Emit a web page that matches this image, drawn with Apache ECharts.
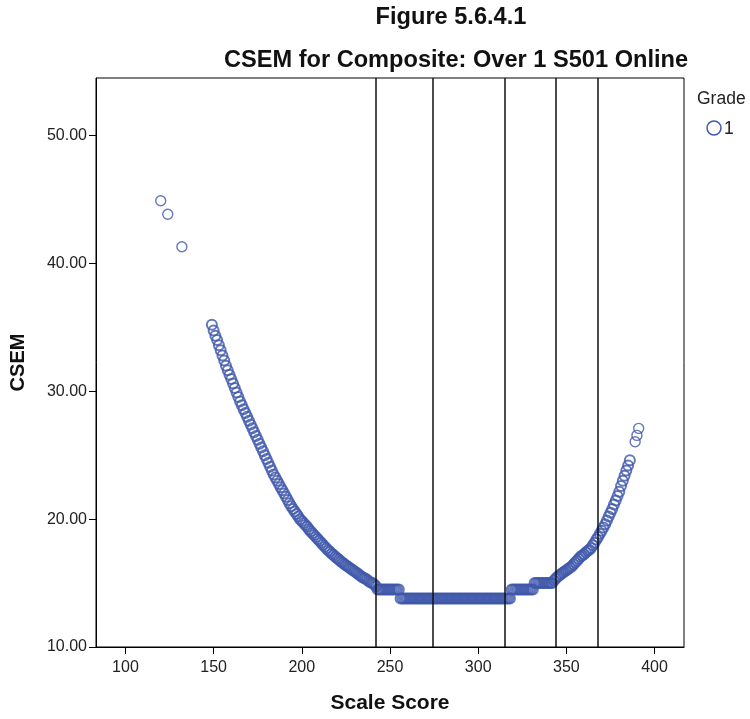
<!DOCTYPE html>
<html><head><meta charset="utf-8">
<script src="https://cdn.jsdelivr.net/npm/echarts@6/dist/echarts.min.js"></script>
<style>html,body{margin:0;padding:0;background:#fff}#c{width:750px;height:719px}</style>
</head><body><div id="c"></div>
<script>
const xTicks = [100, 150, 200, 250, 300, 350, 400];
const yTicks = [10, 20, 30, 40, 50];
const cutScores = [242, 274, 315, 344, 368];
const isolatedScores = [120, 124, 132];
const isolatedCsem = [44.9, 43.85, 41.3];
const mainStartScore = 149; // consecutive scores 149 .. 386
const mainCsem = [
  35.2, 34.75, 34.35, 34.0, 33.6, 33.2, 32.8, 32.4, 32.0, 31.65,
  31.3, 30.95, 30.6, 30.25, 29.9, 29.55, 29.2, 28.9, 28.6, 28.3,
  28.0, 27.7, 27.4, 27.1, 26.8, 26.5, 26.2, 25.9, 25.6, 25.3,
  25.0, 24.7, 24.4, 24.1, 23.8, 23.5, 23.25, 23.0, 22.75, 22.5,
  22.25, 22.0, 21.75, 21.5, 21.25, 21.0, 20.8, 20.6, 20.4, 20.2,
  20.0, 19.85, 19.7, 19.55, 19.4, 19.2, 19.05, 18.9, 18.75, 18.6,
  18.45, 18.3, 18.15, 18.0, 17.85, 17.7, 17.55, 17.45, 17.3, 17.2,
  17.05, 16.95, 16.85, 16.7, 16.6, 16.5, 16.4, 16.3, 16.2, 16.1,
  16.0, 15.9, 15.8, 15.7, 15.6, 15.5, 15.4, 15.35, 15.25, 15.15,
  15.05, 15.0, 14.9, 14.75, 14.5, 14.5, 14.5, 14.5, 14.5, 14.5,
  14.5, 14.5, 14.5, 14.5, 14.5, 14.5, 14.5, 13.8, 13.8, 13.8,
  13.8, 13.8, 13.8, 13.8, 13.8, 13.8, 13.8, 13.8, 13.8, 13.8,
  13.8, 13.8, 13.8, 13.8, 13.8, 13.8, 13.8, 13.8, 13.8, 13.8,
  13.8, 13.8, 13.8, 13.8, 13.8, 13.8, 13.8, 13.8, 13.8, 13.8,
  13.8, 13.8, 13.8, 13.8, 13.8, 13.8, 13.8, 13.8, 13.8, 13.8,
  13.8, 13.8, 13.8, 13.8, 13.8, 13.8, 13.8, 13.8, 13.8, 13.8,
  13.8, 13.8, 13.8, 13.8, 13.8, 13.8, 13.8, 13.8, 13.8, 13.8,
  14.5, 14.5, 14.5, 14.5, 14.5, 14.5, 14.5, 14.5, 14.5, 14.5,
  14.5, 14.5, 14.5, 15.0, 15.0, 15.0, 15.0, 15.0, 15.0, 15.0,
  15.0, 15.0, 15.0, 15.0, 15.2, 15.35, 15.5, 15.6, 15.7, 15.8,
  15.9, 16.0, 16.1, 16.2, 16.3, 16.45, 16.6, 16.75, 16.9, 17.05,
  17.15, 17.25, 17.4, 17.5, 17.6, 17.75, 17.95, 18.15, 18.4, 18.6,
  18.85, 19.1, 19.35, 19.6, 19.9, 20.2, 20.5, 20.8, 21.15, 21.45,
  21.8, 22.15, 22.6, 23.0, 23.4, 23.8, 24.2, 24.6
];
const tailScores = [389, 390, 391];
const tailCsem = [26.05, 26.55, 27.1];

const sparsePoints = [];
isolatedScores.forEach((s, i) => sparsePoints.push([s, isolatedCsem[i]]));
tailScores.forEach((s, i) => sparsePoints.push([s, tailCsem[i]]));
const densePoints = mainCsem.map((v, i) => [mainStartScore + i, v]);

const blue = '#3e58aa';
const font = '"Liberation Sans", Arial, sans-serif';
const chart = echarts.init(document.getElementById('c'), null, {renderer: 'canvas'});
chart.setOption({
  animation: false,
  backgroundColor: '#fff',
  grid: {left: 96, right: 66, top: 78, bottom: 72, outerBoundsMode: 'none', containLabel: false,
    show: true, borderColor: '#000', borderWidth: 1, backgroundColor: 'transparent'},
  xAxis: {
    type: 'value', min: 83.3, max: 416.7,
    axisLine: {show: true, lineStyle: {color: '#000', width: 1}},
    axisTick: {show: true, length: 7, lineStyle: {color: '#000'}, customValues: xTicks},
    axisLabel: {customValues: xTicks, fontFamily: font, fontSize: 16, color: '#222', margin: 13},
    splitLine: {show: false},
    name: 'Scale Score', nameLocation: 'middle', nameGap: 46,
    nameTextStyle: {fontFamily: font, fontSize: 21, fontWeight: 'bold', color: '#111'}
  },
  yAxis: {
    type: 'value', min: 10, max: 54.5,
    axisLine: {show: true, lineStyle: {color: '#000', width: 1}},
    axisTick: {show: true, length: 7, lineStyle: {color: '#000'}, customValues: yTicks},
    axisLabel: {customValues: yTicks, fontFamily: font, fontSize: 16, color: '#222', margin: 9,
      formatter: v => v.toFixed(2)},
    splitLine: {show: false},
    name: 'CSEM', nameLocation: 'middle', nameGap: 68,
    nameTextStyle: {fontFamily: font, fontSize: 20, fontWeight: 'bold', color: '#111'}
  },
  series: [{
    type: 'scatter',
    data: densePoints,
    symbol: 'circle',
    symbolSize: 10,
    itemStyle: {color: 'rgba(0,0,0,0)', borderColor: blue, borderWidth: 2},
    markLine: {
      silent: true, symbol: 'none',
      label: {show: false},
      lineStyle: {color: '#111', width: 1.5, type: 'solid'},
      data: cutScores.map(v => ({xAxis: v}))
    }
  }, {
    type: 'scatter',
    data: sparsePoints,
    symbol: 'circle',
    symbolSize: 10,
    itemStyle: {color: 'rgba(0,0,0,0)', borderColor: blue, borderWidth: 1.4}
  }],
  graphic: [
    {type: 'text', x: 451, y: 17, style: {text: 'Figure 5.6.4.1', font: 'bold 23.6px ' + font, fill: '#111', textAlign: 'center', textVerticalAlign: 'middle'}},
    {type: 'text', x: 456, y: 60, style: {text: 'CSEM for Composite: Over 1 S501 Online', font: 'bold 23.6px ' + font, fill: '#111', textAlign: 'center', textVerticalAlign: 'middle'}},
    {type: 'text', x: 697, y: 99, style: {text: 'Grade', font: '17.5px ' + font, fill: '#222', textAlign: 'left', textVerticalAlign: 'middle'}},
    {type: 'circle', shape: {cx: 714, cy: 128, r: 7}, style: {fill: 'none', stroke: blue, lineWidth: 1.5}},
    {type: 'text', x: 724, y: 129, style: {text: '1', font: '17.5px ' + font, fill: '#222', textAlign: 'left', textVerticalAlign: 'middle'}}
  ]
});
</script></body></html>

----------------

◆ **GIVEN EXERCISE**
Working from the lines above, reproduce the material exactly and exclude its pictures.

◆ **CORRECT RESPONSE**
Emit a web page that matches this image, drawn with Apache ECharts.
<!DOCTYPE html>
<html><head><meta charset="utf-8">
<script src="https://cdn.jsdelivr.net/npm/echarts@6/dist/echarts.min.js"></script>
<style>html,body{margin:0;padding:0;background:#fff}#c{width:750px;height:719px}</style>
</head><body><div id="c"></div>
<script>
const xTicks = [100, 150, 200, 250, 300, 350, 400];
const yTicks = [10, 20, 30, 40, 50];
const cutScores = [242, 274, 315, 344, 368];
const isolatedScores = [120, 124, 132];
const isolatedCsem = [44.9, 43.85, 41.3];
const mainStartScore = 149; // consecutive scores 149 .. 386
const mainCsem = [
  35.2, 34.75, 34.35, 34.0, 33.6, 33.2, 32.8, 32.4, 32.0, 31.65,
  31.3, 30.95, 30.6, 30.25, 29.9, 29.55, 29.2, 28.9, 28.6, 28.3,
  28.0, 27.7, 27.4, 27.1, 26.8, 26.5, 26.2, 25.9, 25.6, 25.3,
  25.0, 24.7, 24.4, 24.1, 23.8, 23.5, 23.25, 23.0, 22.75, 22.5,
  22.25, 22.0, 21.75, 21.5, 21.25, 21.0, 20.8, 20.6, 20.4, 20.2,
  20.0, 19.85, 19.7, 19.55, 19.4, 19.2, 19.05, 18.9, 18.75, 18.6,
  18.45, 18.3, 18.15, 18.0, 17.85, 17.7, 17.55, 17.45, 17.3, 17.2,
  17.05, 16.95, 16.85, 16.7, 16.6, 16.5, 16.4, 16.3, 16.2, 16.1,
  16.0, 15.9, 15.8, 15.7, 15.6, 15.5, 15.4, 15.35, 15.25, 15.15,
  15.05, 15.0, 14.9, 14.75, 14.5, 14.5, 14.5, 14.5, 14.5, 14.5,
  14.5, 14.5, 14.5, 14.5, 14.5, 14.5, 14.5, 13.8, 13.8, 13.8,
  13.8, 13.8, 13.8, 13.8, 13.8, 13.8, 13.8, 13.8, 13.8, 13.8,
  13.8, 13.8, 13.8, 13.8, 13.8, 13.8, 13.8, 13.8, 13.8, 13.8,
  13.8, 13.8, 13.8, 13.8, 13.8, 13.8, 13.8, 13.8, 13.8, 13.8,
  13.8, 13.8, 13.8, 13.8, 13.8, 13.8, 13.8, 13.8, 13.8, 13.8,
  13.8, 13.8, 13.8, 13.8, 13.8, 13.8, 13.8, 13.8, 13.8, 13.8,
  13.8, 13.8, 13.8, 13.8, 13.8, 13.8, 13.8, 13.8, 13.8, 13.8,
  14.5, 14.5, 14.5, 14.5, 14.5, 14.5, 14.5, 14.5, 14.5, 14.5,
  14.5, 14.5, 14.5, 15.0, 15.0, 15.0, 15.0, 15.0, 15.0, 15.0,
  15.0, 15.0, 15.0, 15.0, 15.2, 15.35, 15.5, 15.6, 15.7, 15.8,
  15.9, 16.0, 16.1, 16.2, 16.3, 16.45, 16.6, 16.75, 16.9, 17.05,
  17.15, 17.25, 17.4, 17.5, 17.6, 17.75, 17.95, 18.15, 18.4, 18.6,
  18.85, 19.1, 19.35, 19.6, 19.9, 20.2, 20.5, 20.8, 21.15, 21.45,
  21.8, 22.15, 22.6, 23.0, 23.4, 23.8, 24.2, 24.6
];
const tailScores = [389, 390, 391];
const tailCsem = [26.05, 26.55, 27.1];

const sparsePoints = [];
isolatedScores.forEach((s, i) => sparsePoints.push([s, isolatedCsem[i]]));
tailScores.forEach((s, i) => sparsePoints.push([s, tailCsem[i]]));
const densePoints = mainCsem.map((v, i) => [mainStartScore + i, v]);

const blue = '#3e58aa';
const font = '"Liberation Sans", Arial, sans-serif';
const chart = echarts.init(document.getElementById('c'), null, {renderer: 'canvas'});
chart.setOption({
  animation: false,
  backgroundColor: '#fff',
  grid: {left: 96, right: 66, top: 78, bottom: 72, outerBoundsMode: 'none', containLabel: false,
    show: true, borderColor: '#000', borderWidth: 1, backgroundColor: 'transparent'},
  xAxis: {
    type: 'value', min: 83.3, max: 416.7,
    axisLine: {show: true, lineStyle: {color: '#000', width: 1}},
    axisTick: {show: true, length: 7, lineStyle: {color: '#000'}, customValues: xTicks},
    axisLabel: {customValues: xTicks, fontFamily: font, fontSize: 16, color: '#222', margin: 13},
    splitLine: {show: false},
    name: 'Scale Score', nameLocation: 'middle', nameGap: 46,
    nameTextStyle: {fontFamily: font, fontSize: 21, fontWeight: 'bold', color: '#111'}
  },
  yAxis: {
    type: 'value', min: 10, max: 54.5,
    axisLine: {show: true, lineStyle: {color: '#000', width: 1}},
    axisTick: {show: true, length: 7, lineStyle: {color: '#000'}, customValues: yTicks},
    axisLabel: {customValues: yTicks, fontFamily: font, fontSize: 16, color: '#222', margin: 9,
      formatter: v => v.toFixed(2)},
    splitLine: {show: false},
    name: 'CSEM', nameLocation: 'middle', nameGap: 68,
    nameTextStyle: {fontFamily: font, fontSize: 20, fontWeight: 'bold', color: '#111'}
  },
  series: [{
    type: 'scatter',
    data: densePoints,
    symbol: 'circle',
    symbolSize: 10,
    itemStyle: {color: 'rgba(0,0,0,0)', borderColor: blue, borderWidth: 2},
    markLine: {
      silent: true, symbol: 'none',
      label: {show: false},
      lineStyle: {color: '#111', width: 1.5, type: 'solid'},
      data: cutScores.map(v => ({xAxis: v}))
    }
  }, {
    type: 'scatter',
    data: sparsePoints,
    symbol: 'circle',
    symbolSize: 10,
    itemStyle: {color: 'rgba(0,0,0,0)', borderColor: blue, borderWidth: 1.4}
  }],
  graphic: [
    {type: 'text', x: 451, y: 17, style: {text: 'Figure 5.6.4.1', font: 'bold 23.6px ' + font, fill: '#111', textAlign: 'center', textVerticalAlign: 'middle'}},
    {type: 'text', x: 456, y: 60, style: {text: 'CSEM for Composite: Over 1 S501 Online', font: 'bold 23.6px ' + font, fill: '#111', textAlign: 'center', textVerticalAlign: 'middle'}},
    {type: 'text', x: 697, y: 99, style: {text: 'Grade', font: '17.5px ' + font, fill: '#222', textAlign: 'left', textVerticalAlign: 'middle'}},
    {type: 'circle', shape: {cx: 714, cy: 128, r: 7}, style: {fill: 'none', stroke: blue, lineWidth: 1.5}},
    {type: 'text', x: 724, y: 129, style: {text: '1', font: '17.5px ' + font, fill: '#222', textAlign: 'left', textVerticalAlign: 'middle'}}
  ]
});
</script></body></html>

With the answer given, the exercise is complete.